Guest Post: IT Design Camp

02 Oct 2015 4:22 AM | Anonymous

This guest blog post is from Chris Woldhuis, Head of Professional Development and Student Opportunities at Northern Beaches Christian School. Chris is an innovative and experienced IT Educator, who has now progressed to developing special programs within the school, presents regularly at conferences, and coaches staff. 

This is Chris’ report on a different way to structure the Northern Beaches Outdoor Education Program. 

Northern Beaches Christian School   Sydney Centre for Innovation in Learning

 

Creativity is an important aspect of IT and Design. When considering the current camping or Outdoor Education program, Northern Beaches Christian School, decided to reinvent the program and create options for staff to choose the types of programs on offer and for students to be able to choose the program they participate in. Essentially, a passion based co-curricular program.

IT & Design is one of the programs that has experienced significant student interest and has generated a number of projects that continued to develop after the initial program.

In 2015, around 80 students chose the IT & Design program. They were given a wide variety of ideas to spark their imagination. Their task was to generate an idea and shape it into a proposal. Most students utilised the current resources available at school to create their projects.

Students then proposed their ideas to the IT & Design team leaders, made up of staff and external experts. The team worked through the proposals with students changing some of their ideas, refining them or keeping them as is.

As students arrived at the Design and Production Suites at NBCS for the program, they were given a quick welcome and introduction to the team and they were welcomed to start their work. Some examples of the projects are below:

  • A series of cages to transport fowl to shows (eg Easter Show) that stack on each other in Lego style to reduce movement during travel and time spent tying cages down.
  • Build a Laser cutter using the parts from 3 unused CD-ROM drives and some new components.
  • Create a highly accurate 3D digital model of our new building fmor 2D plans.
  • Create a “Dance, Dance Revolution” platform from wood and acrylic but without using complex (purchased) circuitry – that is, they made their own switches using spring and pieces of aluminium.
  • Create an interactive propeller hat – one that can communicate with another propeller hat.
  • Repair broken remote controlled nitro buggies.
  • Create a World War 2 diorama with accurate landforms and authentic characters and vehicles.
  • Create a wifi controlled robot made from arduino and simple components – motors, switches etc (all other components are made)
  • Surfboard rack that is strong, light and collapsible (to fit into a car).
  • Create a remotely operated pod, that can be launched/dropped from a drone, to deliver parcels to remote areas, the pod should be able to be dropped from a significant height to maximise drone flying distance.
  • Create a remote controlled flying wing from modelling foam.
  • Create remote controlled Lego robots for a Robot Wars Competition
  • Convert a manual camera slider into a motorised camera slider.
  • Create a video tour of our school utilising a hand held gimble and GoPro camera and incorporating green screen elements
  • Repair and service a small 50cc petrol Motorcycle.

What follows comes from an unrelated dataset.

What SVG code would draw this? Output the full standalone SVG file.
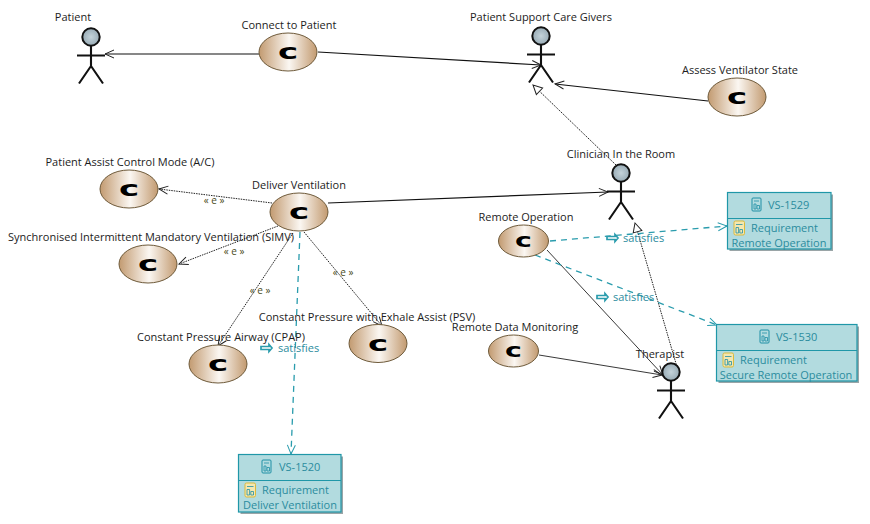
<svg xmlns="http://www.w3.org/2000/svg" width="870" height="524" viewBox="0 0 870 524">
<style>
text{font-family:"Open Sans","Noto Sans","Liberation Sans",sans-serif;font-size:11px;fill:#1c1c1c}
.t{fill:#2b8c9e}
.m{text-anchor:middle}
.e{fill:#4a4a20;font-size:10px}
.u{fill:url(#tan);stroke:#6e5a3a;stroke-width:1}
.cg{font-family:"DejaVu Sans",sans-serif;font-weight:bold;font-size:22px;fill:#000;text-anchor:middle}
.line{fill:none;stroke:#111;stroke-width:1.2}
.thin{fill:none;stroke:#222;stroke-width:.9}
.dot{fill:none;stroke:#222;stroke-width:1;stroke-dasharray:1.5 1}
.sat{fill:none;stroke:#2a9cad;stroke-width:1.3;stroke-dasharray:6 5}
.box{fill:#b2dbdf;stroke:#1f97a8;stroke-width:1.2}
.sh{fill:#9aa5a7}
.div{stroke:#1f97a8;stroke-width:1}
.head{fill:url(#blue);stroke:#111;stroke-width:2}
.limb{fill:none;stroke:#111;stroke-width:2.1}
.sa{fill:#fff;stroke:#2a9cad;stroke-width:1.7}
</style>
<defs>
<linearGradient id="tan" x1="0" x2="1" y1="0" y2="0">
<stop offset="0" stop-color="#c29a70"/><stop offset=".52" stop-color="#fbf7f2"/><stop offset="1" stop-color="#c29a70"/>
</linearGradient>
<radialGradient id="blue" cx=".5" cy=".5" r=".6">
<stop offset="0" stop-color="#c4d3da"/><stop offset="1" stop-color="#8fa3ae"/>
</radialGradient>
<marker id="open" markerUnits="userSpaceOnUse" markerWidth="14" markerHeight="12" refX="11" refY="6" orient="auto">
<path d="M2 2 L11 6 L2 10" fill="none" stroke="#222" stroke-width="1"/>
</marker>
<marker id="openT" markerUnits="userSpaceOnUse" markerWidth="14" markerHeight="12" refX="11" refY="6" orient="auto">
<path d="M2 2 L11 6 L2 10" fill="none" stroke="#2a9cad" stroke-width="1"/>
</marker>
<marker id="tri" markerUnits="userSpaceOnUse" markerWidth="14" markerHeight="14" refX="11" refY="7" orient="auto">
<path d="M2 2.500 L11 7 L2 11.500 Z" fill="#fff" stroke="#222" stroke-width="1"/>
</marker>
<g id="actor">
<circle class="head" cx="0" cy="0" r="8.700"/>
<path class="limb" d="M0 9V29M-14 18.500H14M0 29L-12 46.500M0 29L12 46.500"/>
</g>
<g id="sat-arrow"><path class="sa" d="M0 -1.500H8V-3.500L11 0L8 3.500V1.500H0Z"/></g>
<g id="doc-t"><rect x="0" y="0" width="9" height="13" rx="1" fill="none" stroke="#1f8fa5" stroke-width="1"/><path d="M2 3H7M2 6V11H4V6ZM5 7.500H7.500V11H5Z" fill="none" stroke="#1f8fa5" stroke-width=".8"/></g>
<g id="doc-y"><rect x="0" y="0" width="10.500" height="14" rx="1.500" fill="#f4e7b0" stroke="#d9b93c" stroke-width="1"/><path d="M2 3.500H8.500M2 6.500V12H4.600V6.500ZM5.800 8.500H8.500V12H5.800Z" fill="none" stroke="#1f8fa5" stroke-width=".8"/></g>
</defs>
<rect width="870" height="524" fill="#fff"/>

<g id="connectors">
<path class="line" marker-end="url(#open)" d="M259 54H105"/>
<path class="line" marker-end="url(#open)" d="M318 52L541 65"/>
<path class="line" marker-end="url(#open)" d="M708 101L555 84"/>
<path class="dot" marker-end="url(#tri)" d="M616 165L533 85"/>
<path class="dot" marker-end="url(#tri)" d="M677 367L635 223"/>
<path class="line" marker-end="url(#open)" d="M328 203L608 192"/>
<path class="dot" marker-end="url(#open)" d="M272 203L159 189"/>
<path class="dot" marker-end="url(#open)" d="M278 226L179 264"/>
<path class="dot" marker-end="url(#open)" d="M293 233L218 346"/>
<path class="dot" marker-end="url(#open)" d="M304 232L382 326"/>
<path class="thin" marker-end="url(#open)" d="M547 250L663 375"/>
<path class="thin" marker-end="url(#open)" d="M539 355L662 375"/>
<path class="sat" marker-end="url(#openT)" d="M300 232L291 454"/>
<path class="sat" marker-end="url(#openT)" d="M550 241L727 226"/>
<path class="sat" marker-end="url(#openT)" d="M535 255L717 325"/>
<text class="e" x="214" y="204" text-anchor="middle">« e »</text>
<text class="e" x="234" y="255" text-anchor="middle">« e »</text>
<text class="e" x="260" y="294" text-anchor="middle">« e »</text>
<text class="e" x="343" y="276" text-anchor="middle">« e »</text>
<use href="#sat-arrow" x="607" y="238"/><text class="t" x="623" y="242">satisfies</text>
<use href="#sat-arrow" x="597" y="297"/><text class="t" x="613" y="301">satisfies</text>
<use href="#sat-arrow" x="261" y="348"/><text class="t" x="278" y="352">satisfies</text>
</g>

<g id="actor-patient"><use href="#actor" x="91" y="37"/><text class="m" x="73" y="21">Patient</text></g>
<g id="actor-caregivers"><use href="#actor" x="541" y="36"/><text class="m" x="541" y="21">Patient Support Care Givers</text></g>
<g id="actor-clinician"><use href="#actor" x="621" y="173"/><text class="m" x="621" y="158">Clinician In the Room</text></g>
<g id="actor-therapist"><use href="#actor" x="671" y="372"/><text class="m" x="660" y="358">Therapist</text></g>

<g id="uc-connect"><ellipse class="u" cx="288" cy="52" rx="29" ry="19"/><text class="cg" transform="translate(288 59) scale(1.55 1)">c</text><text class="m" x="289" y="29">Connect to Patient</text></g>
<g id="uc-assess"><ellipse class="u" cx="737" cy="97" rx="29" ry="19"/><text class="cg" transform="translate(737 104) scale(1.55 1)">c</text><text class="m" x="740" y="74">Assess Ventilator State</text></g>
<g id="uc-ac"><ellipse class="u" cx="129" cy="189" rx="29" ry="19"/><text class="cg" transform="translate(129 196) scale(1.55 1)">c</text><text class="m" x="130" y="166">Patient Assist Control Mode (A/C)</text></g>
<g id="uc-deliver"><ellipse class="u" cx="299" cy="212" rx="29" ry="19"/><text class="cg" transform="translate(299 219) scale(1.55 1)">c</text><text class="m" x="299" y="189">Deliver Ventilation</text></g>
<g id="uc-simv"><ellipse class="u" cx="148" cy="264" rx="29" ry="19"/><text class="cg" transform="translate(148 271) scale(1.55 1)">c</text><text class="m" x="151" y="241">Synchronised Intermittent Mandatory Ventilation (SIMV)</text></g>
<g id="uc-cpap"><ellipse class="u" cx="218" cy="364" rx="29" ry="19"/><text class="cg" transform="translate(218 371) scale(1.55 1)">c</text><text class="m" x="221" y="341">Constant Pressure Airway (CPAP)</text></g>
<g id="uc-psv"><ellipse class="u" cx="378" cy="343.500" rx="29" ry="19"/><text class="cg" transform="translate(378 350.500) scale(1.55 1)">c</text><text class="m" x="367" y="321">Constant Pressure with Exhale Assist (PSV)</text></g>
<g id="uc-remote"><ellipse class="u" cx="523.500" cy="241" rx="25" ry="16"/><text class="cg" style="font-size:19px" transform="translate(523.500 247) scale(1.5 1)">c</text><text class="m" x="526" y="221">Remote Operation</text></g>
<g id="uc-monitor"><ellipse class="u" cx="513.500" cy="351" rx="25" ry="16"/><text class="cg" style="font-size:19px" transform="translate(513.500 357) scale(1.5 1)">c</text><text class="m" x="515" y="331">Remote Data Monitoring</text></g>

<g id="req-1520">
<rect class="sh" x="240.500" y="456.500" width="102.500" height="57.500"/>
<rect class="box" x="238.500" y="454.500" width="102.500" height="57.500"/>
<path class="div" d="M238.500 480.500H341"/>
<use href="#doc-t" x="262" y="460"/><text class="t" x="279" y="471">VS-1520</text>
<use href="#doc-y" x="245" y="483"/><text class="t" x="262" y="494">Requirement</text>
<text class="t m" x="290" y="509">Deliver Ventilation</text>
</g>
<g id="req-1529">
<rect class="sh" x="729.500" y="194.500" width="103.500" height="56.500"/>
<rect class="box" x="727.500" y="192.500" width="103.500" height="56.500"/>
<path class="div" d="M727.500 218.500H831"/>
<use href="#doc-t" x="752" y="198"/><text class="t" x="768" y="209">VS-1529</text>
<use href="#doc-y" x="734" y="221"/><text class="t" x="751" y="232">Requirement</text>
<text class="t m" x="779" y="247">Remote Operation</text>
</g>
<g id="req-1530">
<rect class="sh" x="718.500" y="326.500" width="140.500" height="56.500"/>
<rect class="box" x="716.500" y="324.500" width="140.500" height="56.500"/>
<path class="div" d="M716.500 350.500H857"/>
<use href="#doc-t" x="760" y="330"/><text class="t" x="776" y="341">VS-1530</text>
<use href="#doc-y" x="723" y="353"/><text class="t" x="740" y="364">Requirement</text>
<text class="t m" x="786" y="379">Secure Remote Operation</text>
</g>
</svg>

A number of students arrived at camp not knowing what they were going to do, they started exploring the equipment and resources available and sometimes joined other groups who needed more people.

The projects were interesting and varied, but what made the program fantastic was the engagement of the students. Full engagement. So engrossed in their projects that they needed to be stopped for break times. They turned up early and wanted to stay late.

Problem solving was happening consistently. As a number of the students were aiming to create something they were unsure was actually possible, normal techniques sometimes didn’t give the desired result. New ways of working had to be engineered.

The management of skills within teams was also evident. Comments like: “You’re good at building, so you take this complex model and I’ll help you program it once it’s built” or “This model has a higher difficulty rating, so you focus on that otherwise we won’t have time to complete the model”.

A good example of the nature of the problem solving, was the WWII model creators who completed numerous tests and experiments. They wanted to get the correct texture of the ground to make it authentic but had to consider the drying time fo the glue to fit into the schedule.

Steve Jobs once said that:

Creativity is just connecting things. When you ask creative people how they did something, they feel a little guilty because they didn’t really do it, they just saw something. It seemed obvious to them after a while. That’s because they were able to connect experiences they’ve had and synthesize new things.

Did this program improve creativity? Absolutely yes. The students were challenged by the tasks they chose. Challenged to express, produce, invent and innovate. Some even edged into the space of imaginative creativity. How did the program create this? By encouraging and allowing connections to be made, between students, staff, experts, resources and time.

Where is the program headed? What is in store for 2016? It’s not clear yet, students will have the final say.